Speaker
Description
The main goal of FOOT is to measure double differential fragmentation cross sections of light elements (Z $\le$ 10) in the energy range of 100–1000 MeV/nucleon, of interest both in medical and space-related fields. Particle Therapy is a medical treatment that uses charged particles with a tuned Bragg Peak to maximize the dose to tumors while minimizing damage to healthy tissue. Nevertheless, ion fragmentation along the beam path can alter dose distribution, making precise cross section measurements essential for accurate treatment planning. In space, cosmic rays interact with spacecraft materials, producing secondary radiation that can affect astronauts and electronics. Thus, accurate cross section measurements are crucial also for improving shielding strategies in Space Radioprotection.\
At the core of the FOOT electronic setup is a magnetic spectrometer, which combines permanent magnets with a suite of silicon detectors. These include the Vertex Detector (VTX) and Inner Tracker (IT), both employing MIMOSA-28 CMOS MAPS sensors. The VTX provides $\sim$ 5 $\mu$m spatial precision for interaction point reconstruction, while the IT extends the lever arm for accurate momentum measurement. Together, they enable robust fragment tracking, even under challenging conditions such as significant pile-up, where multiple primary particles are reconstructed within the same event.\
In this contribution, results from the 2025 CNAO data-taking campaigns about $^{12}$C 200 MeV/n beam impinging on C and C$_2$H$_4$ targets will be shown.
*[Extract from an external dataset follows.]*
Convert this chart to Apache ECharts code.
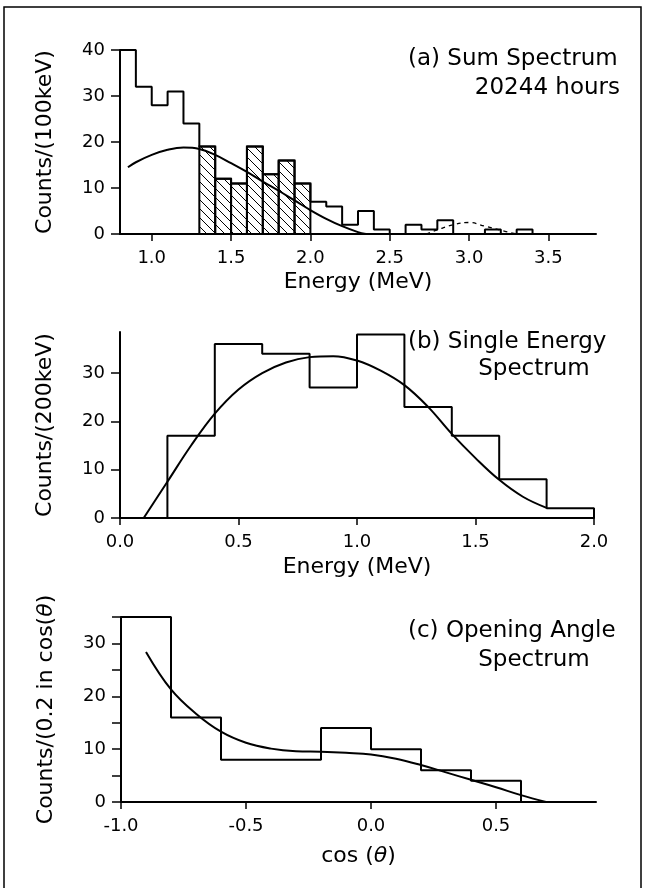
<!DOCTYPE html>
<html>
<head>
<meta charset="utf-8">
<title>Sum / single energy / opening angle spectra</title>
<script src="https://cdn.jsdelivr.net/npm/echarts@6/dist/echarts.min.js"></script>
<style>
    html, body { margin: 0; padding: 0; background: #fff; }
    #chart { width: 646px; height: 888px; }
</style>
</head>
<body>
<div id="chart"></div>
<script type="text/javascript">
    // (a) sum spectrum, 100 keV bins
    var sumEdges = [0.8, 0.9, 1.0, 1.1, 1.2, 1.3, 1.4, 1.5, 1.6, 1.7, 1.8, 1.9, 2.0, 2.1,
                    2.2, 2.3, 2.4, 2.5, 2.6, 2.7, 2.8, 2.9, 3.0, 3.1, 3.2, 3.3, 3.4];
    var sumCounts = [40, 32, 28, 31, 24, 19, 12, 11, 19, 13, 16, 11, 7, 6,
                     2, 5, 1, 0, 2, 1, 3, 0, 0, 1, 0, 1];
    var sumHatchFrom = 1.3, sumHatchTo = 2.0;
    var sumFitE = [0.85, 0.9, 1.0, 1.1, 1.2, 1.3, 1.4, 1.5, 1.6, 1.7, 1.8, 1.9, 2.0, 2.1, 2.2, 2.3, 2.35];
    var sumFitN = [14.5, 15.6, 17.2, 18.3, 18.8, 18.5, 17.2, 15.4, 13.5, 11.4, 9.4, 7.3, 5.2, 3.3, 1.7, 0.4, 0];
    var sumBgE = [2.73, 2.8, 2.9, 3.0, 3.1, 3.2, 3.3];
    var sumBgN = [0, 0.9, 2.0, 2.5, 1.7, 0.8, 0];
    var sumTicks = [1.0, 1.5, 2.0, 2.5, 3.0, 3.5];
    var sumYTicks = [0, 10, 20, 30, 40];

    // (b) single energy spectrum, 200 keV bins
    var singleEdges = [0.0, 0.2, 0.4, 0.6, 0.8, 1.0, 1.2, 1.4, 1.6, 1.8, 2.0];
    var singleCounts = [0, 17, 36, 34, 27, 38, 23, 17, 8, 2];
    var singleFitE = [0.1, 0.2, 0.3, 0.4, 0.5, 0.6, 0.7, 0.8, 0.9,
                      1.0, 1.1, 1.2, 1.3, 1.4, 1.5, 1.6, 1.7, 1.8];
    var singleFitN = [0, 7.5, 15, 21.6, 26.6, 30.0, 32.2, 33.3, 33.5,
                      32.6, 30.5, 27.5, 23, 17.4, 12.4, 7.9, 4.4, 2.1];
    var singleTicks = [0.0, 0.5, 1.0, 1.5, 2.0];
    var singleYTicks = [0, 10, 20, 30];

    // (c) opening angle spectrum, 0.2 bins in cos(theta)
    var angleEdges = [-1.0, -0.8, -0.6, -0.4, -0.2, 0.0, 0.2, 0.4, 0.6];
    var angleCounts = [35, 16, 8, 8, 14, 10, 6, 4];
    var angleFitC = [-0.9, -0.8, -0.7, -0.6, -0.5, -0.4, -0.3, -0.2, -0.1, 0.0, 0.1, 0.2, 0.3, 0.4, 0.5, 0.6, 0.7];
    var angleFitN = [28.4, 21.3, 16.7, 13.3, 11.2, 10.1, 9.6, 9.5, 9.3, 9.0, 8.2, 7.0, 5.6, 4.2, 2.8, 1.3, 0];
    var angleTicks = [-1.0, -0.5, 0.0, 0.5];
    var angleYTicks = [0, 5, 10, 15, 20, 25, 30, 35];
    var angleYLabels = [0, 10, 20, 30];

    var FONT = 'DejaVu Sans';

    function stepData(edges, counts) {
        var d = [];
        for (var i = 0; i < counts.length; i++) {
            d.push([edges[i], counts[i]]);
        }
        d.push([edges[counts.length], 0]);
        return d;
    }
    function pairs(xs, ys) {
        return xs.map(function (x, i) { return [x, ys[i]]; });
    }
    var hatchData = [];
    for (var i = 0; i < sumCounts.length; i++) {
        if (sumEdges[i] >= sumHatchFrom - 1e-9 && sumEdges[i + 1] <= sumHatchTo + 1e-9) {
            hatchData.push([sumEdges[i], sumEdges[i + 1], sumCounts[i]]);
        }
    }

    // hatched box: diagonal "\" lines clipped to the bin rectangle
    function renderHatch(params, api) {
        var lo = api.coord([api.value(0), 0]);
        var hi = api.coord([api.value(1), api.value(2)]);
        var xl = lo[0], xr = hi[0], yt = hi[1], yb = lo[1];
        var gap = 9;
        var children = [];
        var c0 = Math.floor((yt - xr) / gap) * gap;
        for (var c = c0; c <= yb - xl; c += gap) {
            var xa = Math.max(xl, yt - c), xb = Math.min(xr, yb - c);
            if (xb - xa > 0.5) {
                children.push({
                    type: 'line',
                    shape: { x1: xa, y1: xa + c, x2: xb, y2: xb + c },
                    style: { stroke: '#000', lineWidth: 1 }
                });
            }
        }
        children.push({
            type: 'rect',
            shape: { x: xl, y: yt, width: xr - xl, height: yb - yt },
            style: { fill: 'none', stroke: '#000', lineWidth: 2 }
        });
        return { type: 'group', children: children };
    }

    function xAxisOf(idx, min, max, ticks, name, gap) {
        return {
            type: 'value', gridIndex: idx, min: min, max: max,
            name: name, nameLocation: 'middle', nameGap: gap,
            nameTextStyle: { fontFamily: FONT, fontSize: 22, color: '#000',
                rich: { it: { fontFamily: FONT, fontSize: 22, fontStyle: 'italic', color: '#000' } } },
            axisLine: { show: true, onZero: false, lineStyle: { color: '#000', width: 2 } },
            axisTick: { show: true, inside: false, length: 7, customValues: ticks,
                lineStyle: { color: '#000', width: 1.5 } },
            axisLabel: { customValues: ticks, margin: 15, fontFamily: FONT, fontSize: 18, color: '#000',
                formatter: function (v) { return v.toFixed(1); } },
            splitLine: { show: false }
        };
    }
    function yAxisOf(idx, max, ticks, labels, name) {
        return {
            type: 'value', gridIndex: idx, min: 0, max: max,
            name: name, nameLocation: 'middle', nameGap: 64,
            nameTextStyle: { fontFamily: FONT, fontSize: 22, color: '#000',
                rich: { it: { fontFamily: FONT, fontSize: 22, fontStyle: 'italic', color: '#000' } } },
            axisLine: { show: true, onZero: false, lineStyle: { color: '#000', width: 2 } },
            axisTick: { show: true, inside: false, length: 9, customValues: ticks,
                lineStyle: { color: '#000', width: 1.5 } },
            axisLabel: { customValues: labels, margin: 15, fontFamily: FONT, fontSize: 18, color: '#000' },
            splitLine: { show: false }
        };
    }
    function histLine(idx, data) {
        return {
            type: 'line', xAxisIndex: idx, yAxisIndex: idx, step: 'end', data: data,
            symbol: 'none', lineStyle: { color: '#000', width: 2 }, z: 3
        };
    }
    function fitLine(idx, data, dashed) {
        return {
            type: 'line', xAxisIndex: idx, yAxisIndex: idx, smooth: 0.4, data: data,
            symbol: 'none', z: 4,
            lineStyle: { color: '#000', width: dashed ? 1.3 : 2, type: dashed ? [4, 4] : 'solid' }
        };
    }
    function label(x, y, text, align) {
        return {
            type: 'text', x: x, y: y,
            style: { text: text, fill: '#000', font: '23px "' + FONT + '"',
                textAlign: align || 'left', textVerticalAlign: 'middle' }
        };
    }

    var myChart = echarts.init(document.getElementById('chart'), null, { renderer: 'canvas' });
    var option = {
        backgroundColor: '#fff',
        animation: false,
        grid: [
            { left: 120, top: 50, width: 476, height: 184 },
            { left: 120, top: 332, width: 474, height: 186 },
            { left: 121, top: 617, width: 475, height: 185 }
        ],
        xAxis: [
            xAxisOf(0, 0.8, 3.8, sumTicks, 'Energy (MeV)', 37),
            xAxisOf(1, 0, 2.0, singleTicks, 'Energy (MeV)', 38),
            xAxisOf(2, -1.0, 0.9, angleTicks, 'cos ({it|θ})', 43)
        ],
        yAxis: [
            yAxisOf(0, 40, sumYTicks, sumYTicks, 'Counts/(100keV)'),
            yAxisOf(1, 38.5, singleYTicks, singleYTicks, 'Counts/(200keV)'),
            yAxisOf(2, 35, angleYTicks, angleYLabels, 'Counts/(0.2 in cos({it|θ})')
        ],
        graphic: [
            { type: 'rect', shape: { x: 4, y: 7, width: 637, height: 900 },
              style: { fill: 'none', stroke: '#000', lineWidth: 1.5 } },
            label(408, 59, '(a) Sum Spectrum'),
            label(620, 88, '20244 hours', 'right'),
            label(408, 342, '(b) Single Energy'),
            label(534, 369, 'Spectrum', 'center'),
            label(408, 631, '(c) Opening Angle'),
            label(534, 660, 'Spectrum', 'center')
        ],
        series: [
            {
                type: 'custom', xAxisIndex: 0, yAxisIndex: 0, renderItem: renderHatch,
                data: hatchData, encode: { x: [0, 1], y: 2 }, z: 2
            },
            histLine(0, stepData(sumEdges, sumCounts)),
            fitLine(0, pairs(sumFitE, sumFitN), false),
            fitLine(0, pairs(sumBgE, sumBgN), true),
            histLine(1, stepData(singleEdges, singleCounts)),
            fitLine(1, pairs(singleFitE, singleFitN), false),
            histLine(2, stepData(angleEdges, angleCounts)),
            fitLine(2, pairs(angleFitC, angleFitN), false)
        ]
    };
    myChart.setOption(option);
</script>
</body>
</html>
They regard the performance of the VTX and IT during full physics running, highlighting their stable operation and confirming the reliability of the silicon tracking system under realistic beam conditions.
In addition, the first tests performed on a prototype of the new Vertex Detector based on MIMOSIS technology will be presented, illustrating its potential to operate with a faster readout and to sustain higher particle rates in future data-taking campaigns.